Paradoxically, you are actually LESS likely to cut yourself with a SHARP knife than with a DULL one! And since good knives are often sold in knife blocks, you’ll keep your fingers (and any little fingers that roam your kitchen drawers) from being accidentally cut when digging for a knife.
So you’re ready to buy? There are really three basic knives that should be in your collection.
Once you get comfortable with what these three can do, you can go crazy adding many more specialized tools to your knife block, but these three could easily last most home cooks a lifetime. Here’s a bit about when to pull out each one.
A 7-10″ Chef’s Knife – this is your basic kitchen workhorse. It makes me crazy when I see someone using a teensy paring knife to chop a potato or carrot or celery into her hand! A cutting board and a chef’s knife make quick work of most chopping and dicing. This knife will also slice meat (ham, turkey, beef, etc) beautifully.
A 3-4″ Paring Knife – This is your “precision” knife – great for peeling vegetables or fruits but also for deboning meats.
A Serrated bread knife – You need to use a sawing motion when using a serrated knife vs just pushing the knife straight through the food to be cut. The serrated edge thereby slices bread without mangling it, but it’s also super for tomatoes which can tend to crush under the weight of a less-than-perfectly-sharp chef’s knife.
Which brings me to one important disclaimer:
A good knife only stays good if it stays sharp! Once you’ve invested in knives, you must commit the time to keeping them sharp. Even the very best quality knife will dull over time with use. Did you know professional chefs sharpen their knives every DAY? You can do this at home by using a honing steel to prevent or delay dulling by honing before each use, but a steel will not make a dull knife sharp again! As a result, you should also buy a good quality knife sharpener OR have your knives professionally sharpened periodically (once or twice a year). Trust me, you will notice and appreciate the difference when you do!

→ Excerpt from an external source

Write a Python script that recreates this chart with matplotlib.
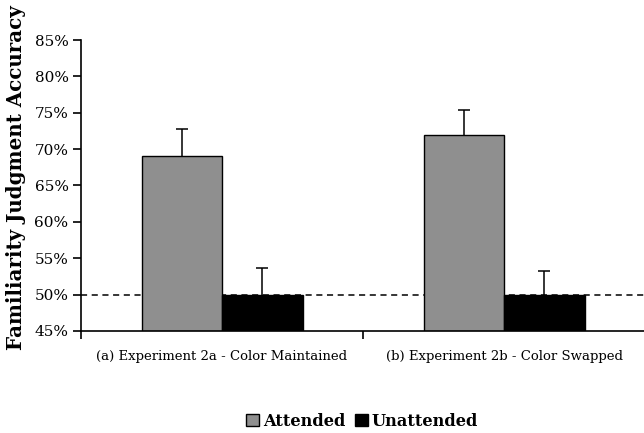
import numpy as np
import matplotlib
matplotlib.use("Agg")
import matplotlib.pyplot as plt
from matplotlib import ticker

# mean accuracy (%) and standard error per experiment
groups = ["(a) Experiment 2a - Color Maintained", "(b) Experiment 2b - Color Swapped"]
attended = [69.0, 72.0]
attended_err = [3.7, 3.4]
unattended = [50.0, 50.0]
unattended_err = [3.6, 3.3]
chance = 50.0

plt.rcParams['font.family'] = ['DejaVu Serif']

fig = plt.figure(figsize=(6.44, 4.33), dpi=100)
ax = fig.add_axes([0.1258, 0.2356, 0.8758, 0.672])

x = np.arange(len(groups))
w = 0.2855
cap = 0.021

ax.axhline(chance, color='black', linestyle=(0, (4, 3)), linewidth=1.1, zorder=1)

ax.bar(x - w/2, attended, w, bottom=0, color='#8f8f8f', edgecolor='black',
       linewidth=1.0, label='Attended', zorder=2)
ax.bar(x + w/2, unattended, w, bottom=0, color='black', edgecolor='black',
       linewidth=1.0, label='Unattended', zorder=2)

# upper error bars only
for xs, vals, errs in [(x - w/2, attended, attended_err), (x + w/2, unattended, unattended_err)]:
    for xi, v, e in zip(xs, vals, errs):
        ax.vlines(xi, v, v + e, color='black', linewidth=1.1, zorder=3)
        ax.hlines(v + e, xi - cap, xi + cap, color='black', linewidth=1.1, zorder=3)

ax.set_xlim(-0.5, 1.5)
ax.set_ylim(45, 85)
ax.set_yticks(np.arange(45, 86, 5))
ax.yaxis.set_major_formatter(ticker.FuncFormatter(lambda v, p: "%d%%" % v))
ax.set_xticks([-0.5, 0.5, 1.5])
ax.set_xticklabels([])
ax.set_xticks(x, minor=True)
ax.set_xticklabels(groups, minor=True, fontsize=9.5)
ax.tick_params(axis='x', which='minor', length=0, pad=14)
ax.tick_params(axis='x', which='major', length=6, width=1.2, direction='out')
ax.tick_params(axis='y', length=6, width=1.2, direction='out', labelsize=11, pad=3)

for s in ['top', 'right']:
    ax.spines[s].set_visible(False)
for s in ['left', 'bottom']:
    ax.spines[s].set_linewidth(1.2)

ax.set_ylabel("Familiarity Judgment Accuracy", fontsize=14.3, fontweight='bold')
ax.yaxis.set_label_coords(-0.098, 0.526)

fig.legend(loc='center', bbox_to_anchor=(0.562, 0.027), ncol=2, frameon=False,
           prop={'weight': 'bold', 'size': 11.7}, handlelength=0.8, handleheight=0.8,
           handletextpad=0.2, columnspacing=0.6)

plt.savefig('out.png', dpi=100)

There are countless brands of quality knives out there. I swear by Wusthof because I grew up with them and have owned them personally for the last 15 years. J.A. Henckels is an other excellent brand and I often hear good things about Japanese brands like Shun and Global as well. The most important thing is to go to a store and actually HOLD the knife before buying. You’ll want one that feels right in your hand. Not too big or too small, too heavy or too light. You’ll know it when you find it. And then you’re off and chopping!